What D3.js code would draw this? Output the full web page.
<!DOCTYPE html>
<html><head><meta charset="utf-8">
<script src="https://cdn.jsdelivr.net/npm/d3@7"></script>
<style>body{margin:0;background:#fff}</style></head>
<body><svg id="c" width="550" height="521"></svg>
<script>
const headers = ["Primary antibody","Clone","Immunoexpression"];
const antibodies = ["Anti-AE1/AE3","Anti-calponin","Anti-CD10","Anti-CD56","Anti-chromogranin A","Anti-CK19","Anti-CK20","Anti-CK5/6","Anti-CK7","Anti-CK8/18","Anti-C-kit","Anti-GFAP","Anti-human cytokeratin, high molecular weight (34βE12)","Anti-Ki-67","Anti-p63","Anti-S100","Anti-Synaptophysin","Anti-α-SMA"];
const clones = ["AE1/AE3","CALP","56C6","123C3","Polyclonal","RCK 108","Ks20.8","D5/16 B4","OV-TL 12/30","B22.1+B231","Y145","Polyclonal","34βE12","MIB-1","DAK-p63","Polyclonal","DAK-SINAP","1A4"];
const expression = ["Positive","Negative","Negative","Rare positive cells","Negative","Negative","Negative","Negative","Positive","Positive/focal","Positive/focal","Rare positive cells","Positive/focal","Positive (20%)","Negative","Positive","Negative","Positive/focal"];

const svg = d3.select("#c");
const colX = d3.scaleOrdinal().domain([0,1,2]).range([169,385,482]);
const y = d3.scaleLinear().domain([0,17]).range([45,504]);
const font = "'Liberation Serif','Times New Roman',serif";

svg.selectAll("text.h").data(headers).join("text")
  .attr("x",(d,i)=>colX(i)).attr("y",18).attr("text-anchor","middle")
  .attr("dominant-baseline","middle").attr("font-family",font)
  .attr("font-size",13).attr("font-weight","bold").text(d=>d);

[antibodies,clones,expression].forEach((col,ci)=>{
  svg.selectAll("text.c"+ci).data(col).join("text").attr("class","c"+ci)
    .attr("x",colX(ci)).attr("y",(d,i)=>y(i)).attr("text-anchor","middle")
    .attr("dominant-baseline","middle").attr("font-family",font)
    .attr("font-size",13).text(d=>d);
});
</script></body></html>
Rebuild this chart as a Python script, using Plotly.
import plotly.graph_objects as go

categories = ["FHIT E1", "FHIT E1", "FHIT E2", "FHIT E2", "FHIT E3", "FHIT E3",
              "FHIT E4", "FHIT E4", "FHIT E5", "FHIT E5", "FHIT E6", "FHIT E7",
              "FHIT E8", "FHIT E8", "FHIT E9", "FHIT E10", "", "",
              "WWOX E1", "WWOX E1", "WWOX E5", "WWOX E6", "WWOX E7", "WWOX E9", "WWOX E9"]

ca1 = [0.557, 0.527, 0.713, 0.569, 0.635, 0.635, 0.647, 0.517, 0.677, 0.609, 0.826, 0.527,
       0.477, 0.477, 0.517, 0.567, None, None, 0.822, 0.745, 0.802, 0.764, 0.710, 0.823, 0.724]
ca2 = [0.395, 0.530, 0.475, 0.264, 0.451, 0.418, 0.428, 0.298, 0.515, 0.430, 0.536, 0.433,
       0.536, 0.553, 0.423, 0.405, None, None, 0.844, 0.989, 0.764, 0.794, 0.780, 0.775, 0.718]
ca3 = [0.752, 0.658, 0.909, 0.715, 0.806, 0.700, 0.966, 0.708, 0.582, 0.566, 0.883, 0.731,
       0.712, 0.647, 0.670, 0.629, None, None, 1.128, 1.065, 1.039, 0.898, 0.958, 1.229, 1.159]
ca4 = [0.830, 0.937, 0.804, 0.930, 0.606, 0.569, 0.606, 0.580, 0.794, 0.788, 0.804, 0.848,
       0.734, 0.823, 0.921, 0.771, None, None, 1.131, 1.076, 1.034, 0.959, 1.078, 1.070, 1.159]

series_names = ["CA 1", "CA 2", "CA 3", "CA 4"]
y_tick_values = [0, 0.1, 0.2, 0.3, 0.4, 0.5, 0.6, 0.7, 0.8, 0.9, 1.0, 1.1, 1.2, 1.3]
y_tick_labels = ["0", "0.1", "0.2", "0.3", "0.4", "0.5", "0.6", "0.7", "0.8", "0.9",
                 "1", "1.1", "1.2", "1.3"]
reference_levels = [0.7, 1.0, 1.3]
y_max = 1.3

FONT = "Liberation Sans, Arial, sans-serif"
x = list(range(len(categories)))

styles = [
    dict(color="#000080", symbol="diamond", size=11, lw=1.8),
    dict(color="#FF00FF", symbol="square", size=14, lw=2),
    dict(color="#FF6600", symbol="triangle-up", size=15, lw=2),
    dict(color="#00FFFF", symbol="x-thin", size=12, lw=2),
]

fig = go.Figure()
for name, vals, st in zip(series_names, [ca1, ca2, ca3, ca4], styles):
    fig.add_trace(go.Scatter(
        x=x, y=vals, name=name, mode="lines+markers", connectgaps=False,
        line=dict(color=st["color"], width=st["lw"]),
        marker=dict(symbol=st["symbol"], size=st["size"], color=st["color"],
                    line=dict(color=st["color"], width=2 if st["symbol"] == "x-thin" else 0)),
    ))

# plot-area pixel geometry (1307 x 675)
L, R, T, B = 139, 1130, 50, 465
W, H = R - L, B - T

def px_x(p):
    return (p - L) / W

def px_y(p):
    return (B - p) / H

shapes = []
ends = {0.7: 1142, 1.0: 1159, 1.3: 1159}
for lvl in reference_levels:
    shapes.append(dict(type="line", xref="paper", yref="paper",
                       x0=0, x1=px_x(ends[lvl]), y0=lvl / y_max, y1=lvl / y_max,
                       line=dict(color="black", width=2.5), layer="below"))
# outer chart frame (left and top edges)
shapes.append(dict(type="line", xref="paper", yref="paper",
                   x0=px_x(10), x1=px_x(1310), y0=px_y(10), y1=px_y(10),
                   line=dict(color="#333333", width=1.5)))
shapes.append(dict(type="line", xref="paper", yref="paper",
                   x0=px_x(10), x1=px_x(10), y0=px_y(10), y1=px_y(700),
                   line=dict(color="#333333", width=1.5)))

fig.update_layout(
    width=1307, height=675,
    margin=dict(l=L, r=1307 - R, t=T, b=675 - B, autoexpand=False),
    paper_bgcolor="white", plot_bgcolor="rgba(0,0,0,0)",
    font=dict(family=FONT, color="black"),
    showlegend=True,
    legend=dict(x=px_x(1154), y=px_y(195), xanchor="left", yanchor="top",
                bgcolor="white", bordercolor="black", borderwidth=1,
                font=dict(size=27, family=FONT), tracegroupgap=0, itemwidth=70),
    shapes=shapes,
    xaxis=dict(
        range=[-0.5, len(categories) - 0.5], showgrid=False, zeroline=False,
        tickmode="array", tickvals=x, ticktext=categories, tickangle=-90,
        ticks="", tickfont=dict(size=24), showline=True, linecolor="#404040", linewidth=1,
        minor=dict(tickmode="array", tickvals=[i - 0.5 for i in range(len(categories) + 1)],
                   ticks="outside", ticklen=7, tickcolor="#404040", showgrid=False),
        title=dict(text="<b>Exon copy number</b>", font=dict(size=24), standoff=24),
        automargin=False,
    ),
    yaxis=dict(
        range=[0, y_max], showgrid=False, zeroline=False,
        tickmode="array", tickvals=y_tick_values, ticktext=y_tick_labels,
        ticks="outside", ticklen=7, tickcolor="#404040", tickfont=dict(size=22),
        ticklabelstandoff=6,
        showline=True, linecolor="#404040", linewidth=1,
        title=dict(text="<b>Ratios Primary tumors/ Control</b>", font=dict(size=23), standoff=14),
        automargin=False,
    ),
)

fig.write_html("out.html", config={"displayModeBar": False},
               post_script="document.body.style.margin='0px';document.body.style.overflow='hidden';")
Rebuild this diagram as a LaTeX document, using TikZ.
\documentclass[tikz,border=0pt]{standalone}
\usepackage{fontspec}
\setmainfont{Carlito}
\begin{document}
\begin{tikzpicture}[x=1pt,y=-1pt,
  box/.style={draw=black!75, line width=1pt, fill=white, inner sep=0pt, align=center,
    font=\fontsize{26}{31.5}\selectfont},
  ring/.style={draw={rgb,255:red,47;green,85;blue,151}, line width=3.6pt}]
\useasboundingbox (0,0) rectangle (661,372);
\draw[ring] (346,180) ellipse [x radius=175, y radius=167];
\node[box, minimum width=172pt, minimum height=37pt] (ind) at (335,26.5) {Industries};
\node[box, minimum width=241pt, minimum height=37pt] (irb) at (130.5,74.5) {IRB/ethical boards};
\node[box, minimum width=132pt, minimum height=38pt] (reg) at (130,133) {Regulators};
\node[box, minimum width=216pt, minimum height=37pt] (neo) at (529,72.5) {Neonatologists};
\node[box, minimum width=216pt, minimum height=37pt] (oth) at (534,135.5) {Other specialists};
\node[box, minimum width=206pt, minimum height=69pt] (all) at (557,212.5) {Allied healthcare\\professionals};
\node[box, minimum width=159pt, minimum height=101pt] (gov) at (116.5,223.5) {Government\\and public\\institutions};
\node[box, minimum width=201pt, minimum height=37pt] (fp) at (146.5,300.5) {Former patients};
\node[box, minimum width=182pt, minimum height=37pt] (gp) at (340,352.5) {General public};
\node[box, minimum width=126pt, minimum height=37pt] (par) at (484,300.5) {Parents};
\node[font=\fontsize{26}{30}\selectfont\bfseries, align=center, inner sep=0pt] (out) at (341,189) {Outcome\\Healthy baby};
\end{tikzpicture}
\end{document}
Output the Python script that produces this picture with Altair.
════════════════════
→ **Your instructions**
Return the opening line of the data and every line after it through the line containing "import plotly.graph_objects as go", please, exactly as written and with nothing added.

→ **Solution for this exercise**
What D3.js code would draw this? Output the full web page.
<!DOCTYPE html>
<html><head><meta charset="utf-8">
<script src="https://cdn.jsdelivr.net/npm/d3@7"></script>
<style>body{margin:0;background:#fff}</style></head>
<body><svg id="c" width="550" height="521"></svg>
<script>
const headers = ["Primary antibody","Clone","Immunoexpression"];
const antibodies = ["Anti-AE1/AE3","Anti-calponin","Anti-CD10","Anti-CD56","Anti-chromogranin A","Anti-CK19","Anti-CK20","Anti-CK5/6","Anti-CK7","Anti-CK8/18","Anti-C-kit","Anti-GFAP","Anti-human cytokeratin, high molecular weight (34βE12)","Anti-Ki-67","Anti-p63","Anti-S100","Anti-Synaptophysin","Anti-α-SMA"];
const clones = ["AE1/AE3","CALP","56C6","123C3","Polyclonal","RCK 108","Ks20.8","D5/16 B4","OV-TL 12/30","B22.1+B231","Y145","Polyclonal","34βE12","MIB-1","DAK-p63","Polyclonal","DAK-SINAP","1A4"];
const expression = ["Positive","Negative","Negative","Rare positive cells","Negative","Negative","Negative","Negative","Positive","Positive/focal","Positive/focal","Rare positive cells","Positive/focal","Positive (20%)","Negative","Positive","Negative","Positive/focal"];

const svg = d3.select("#c");
const colX = d3.scaleOrdinal().domain([0,1,2]).range([169,385,482]);
const y = d3.scaleLinear().domain([0,17]).range([45,504]);
const font = "'Liberation Serif','Times New Roman',serif";

svg.selectAll("text.h").data(headers).join("text")
  .attr("x",(d,i)=>colX(i)).attr("y",18).attr("text-anchor","middle")
  .attr("dominant-baseline","middle").attr("font-family",font)
  .attr("font-size",13).attr("font-weight","bold").text(d=>d);

[antibodies,clones,expression].forEach((col,ci)=>{
  svg.selectAll("text.c"+ci).data(col).join("text").attr("class","c"+ci)
    .attr("x",colX(ci)).attr("y",(d,i)=>y(i)).attr("text-anchor","middle")
    .attr("dominant-baseline","middle").attr("font-family",font)
    .attr("font-size",13).text(d=>d);
});
</script></body></html>
Rebuild this chart as a Python script, using Plotly.
import plotly.graph_objects as go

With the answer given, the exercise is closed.